Outside of the obvious threats e-mail can bring to a business, companies also need to be aware of privacy issues, and the visibility of confidential or business-critical data moving through e-mail servers. If business units are communicating critical business data to each other and/or to customers, encryption/decryption technology should be in place.
There are still many people who do not view e-mail as a valuable business tool. Not all managers or business owners understand what e-mail can do for their company. They accept that e-mail is there but they choose not to use it; or if they do use it, they do so rarely or with reservation.

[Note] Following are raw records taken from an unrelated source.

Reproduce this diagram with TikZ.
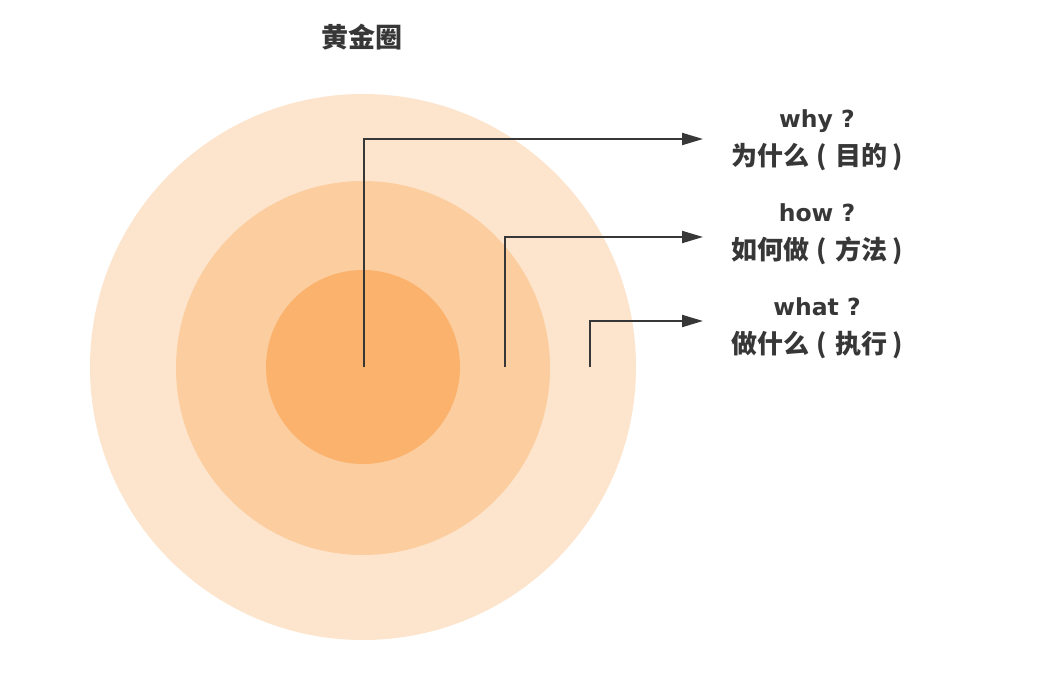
\documentclass[tikz,border=0pt]{standalone}
\usepackage{fontspec}
\newfontfamily\cjk{Noto Sans CJK SC}
\newfontfamily\enf{DejaVu Sans}
\usetikzlibrary{arrows.meta}
\definecolor{ringA}{RGB}{253,229,205}
\definecolor{ringB}{RGB}{252,205,158}
\definecolor{ringC}{RGB}{251,178,108}
\definecolor{ink}{RGB}{55,55,55}
\newcommand{\lpar}{\hspace{7pt}(\hspace{9pt}}
\newcommand{\rpar}{\hspace{5pt})}
\newcommand{\en}{\enf\bfseries\fontsize{23.5}{33}\selectfont}
\tikzset{
  ring/.style={circle, draw=none, inner sep=0pt, minimum size=#1},
  lead/.style={draw=ink, line width=2pt, -{Triangle[length=21pt,width=12pt]}},
  lab/.style={text=ink, font=\cjk\bfseries\fontsize{26}{33}\selectfont, align=center, inner sep=0pt},
  ttl/.style={text=ink, font=\cjk\bfseries\fontsize{27}{33}\selectfont, inner sep=0pt}
}
\begin{document}
\begin{tikzpicture}[x=1pt,y=-1pt]
\useasboundingbox (0,0) rectangle (1037,688);
\fill[white] (0,0) rectangle (1037,688);
\node[ring=546pt, fill=ringA] (outer) at (363,367) {};
\node[ring=374pt, fill=ringB] (middle) at (363,368) {};
\node[ring=194pt, fill=ringC] (inner) at (363,367) {};
\node[ttl] (title) at (362,37) {黄金圈};
\coordinate (s1) at (364,367);
\coordinate (s2) at (505,367);
\coordinate (s3) at (590,367);
\coordinate (t1) at (703,139);
\coordinate (t2) at (703,237);
\coordinate (t3) at (703,321);
\draw[lead] (s1) |- (t1);
\draw[lead] (s2) |- (t2);
\draw[lead] (s3) |- (t3);
\node[lab] (why) at (817,140) {{\en why ?}\\[5pt]为什么\lpar 目的\rpar};
\node[lab] (how) at (817,234) {{\en how ?}\\[5pt]如何做\lpar 方法\rpar};
\node[lab] (what) at (817,328) {{\en what ?}\\[5pt]做什么\lpar 执行\rpar};
\end{tikzpicture}
\end{document}
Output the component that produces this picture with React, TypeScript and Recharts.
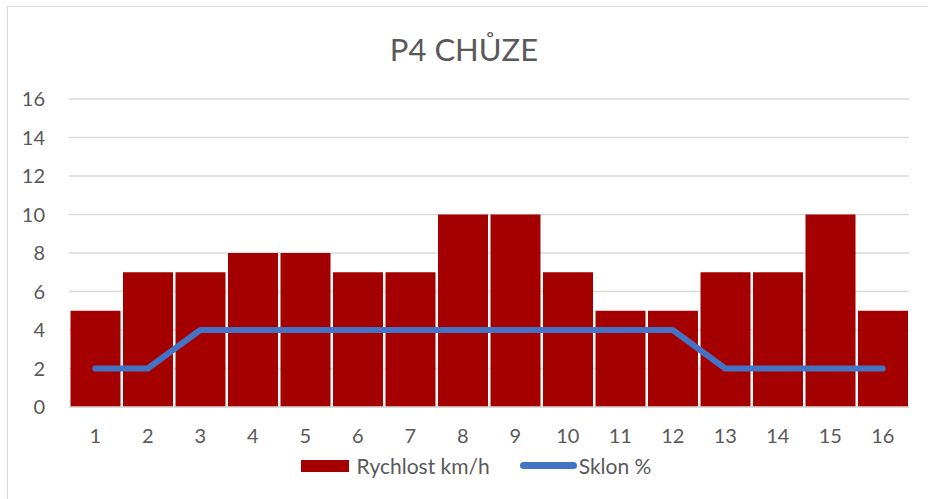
import { ComposedChart, Bar, Line, XAxis, YAxis, CartesianGrid } from "recharts";

const categories = ["1","2","3","4","5","6","7","8","9","10","11","12","13","14","15","16"];
const rychlost = [5,7,7,8,8,7,7,10,10,7,5,5,7,7,10,5];
const sklon = [2,2,4,4,4,4,4,4,4,4,4,4,2,2,2,2];
const yTicks = [0,2,4,6,8,10,12,14,16];

const data = categories.map((c, i) => ({ name: c, rychlost: rychlost[i], sklon: sklon[i] }));

const FONT = "Lato, 'Open Sans', sans-serif";
const GREY = "#595959";

export default function App() {
  return (
    <div style={{ position: "absolute", left: 0, top: 0, width: 928, height: 499, background: "#fff", overflow: "hidden" }}>
      <div style={{ position: "absolute", left: 7, top: 6, width: 940, height: 520, border: "1.5px solid #D9D9D9", boxSizing: "border-box" }} />
      <div style={{ position: "absolute", left: 0, top: 30, width: 928, textAlign: "center", fontFamily: FONT, fontSize: 31, color: GREY }}>
        P4 CHŮZE
      </div>
      <div style={{ position: "absolute", left: 0, top: 0 }}>
        <ComposedChart width={928} height={499} data={data} margin={{ top: 99, right: 19, bottom: 62, left: 24 }} barCategoryGap={1.5}>
          <CartesianGrid vertical={false} stroke="#D9D9D9" strokeWidth={1.5} />
          <XAxis dataKey="name" tickLine={false} axisLine={{ stroke: "#D9D9D9", strokeWidth: 1.5 }} tick={{ fontSize: 20, fill: GREY, fontFamily: FONT }} tickMargin={16} />
          <YAxis domain={[0, 16]} ticks={yTicks} width={45} tickLine={false} axisLine={false} tick={{ fontSize: 20, fill: GREY, fontFamily: FONT, textAnchor: "end" }} tickMargin={18} interval={0} />
          <Bar dataKey="rychlost" name="Rychlost km/h" fill="#A50000" isAnimationActive={false} />
          <Line dataKey="sklon" name="Sklon %" type="linear" stroke="#4472C4" strokeWidth={6} strokeLinecap="round" strokeLinejoin="round" dot={false} activeDot={false} isAnimationActive={false} />
        </ComposedChart>
      </div>
      <div style={{ position: "absolute", left: 0, top: 453, width: 928, display: "flex", justifyContent: "center", alignItems: "center", fontFamily: FONT, fontSize: 21, color: GREY, paddingLeft: 24, boxSizing: "border-box" }}>
        <span style={{ display: "inline-block", width: 48, height: 12, background: "#A50000", marginRight: 8 }} />
        <span style={{ marginRight: 30 }}>Rychlost km/h</span>
        <span style={{ display: "inline-block", width: 57, height: 7, borderRadius: 3.5, background: "#4472C4", marginRight: 2 }} />
        <span>Sklon %</span>
      </div>
    </div>
  );
}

Most people would accept that the telephone is a critical business tool, and it is common practice for e-mail systems to be placed after the telephone in terms of importance and allocated resources. Often, however, once companies start using e-mail effectively, they realise that it needs to be high on the infrastructure resources priority list.
e-Mail is an effective communications tool because it is non-intrusive. It is difficult to ignore a ringing telephone, but e-mail can be ignored until the recipient is ready to respond; and the fact that e-mail is written presents users with the opportunity to prepare before responding.
The use of e-mail is increasing exponentially and the Meta Group states this trend is set to continue.
It is important that decision makers in smaller companies start to place e-mail in its rightful place within their infrastructures so that it can be effectively used and managed as a strategic business enabler.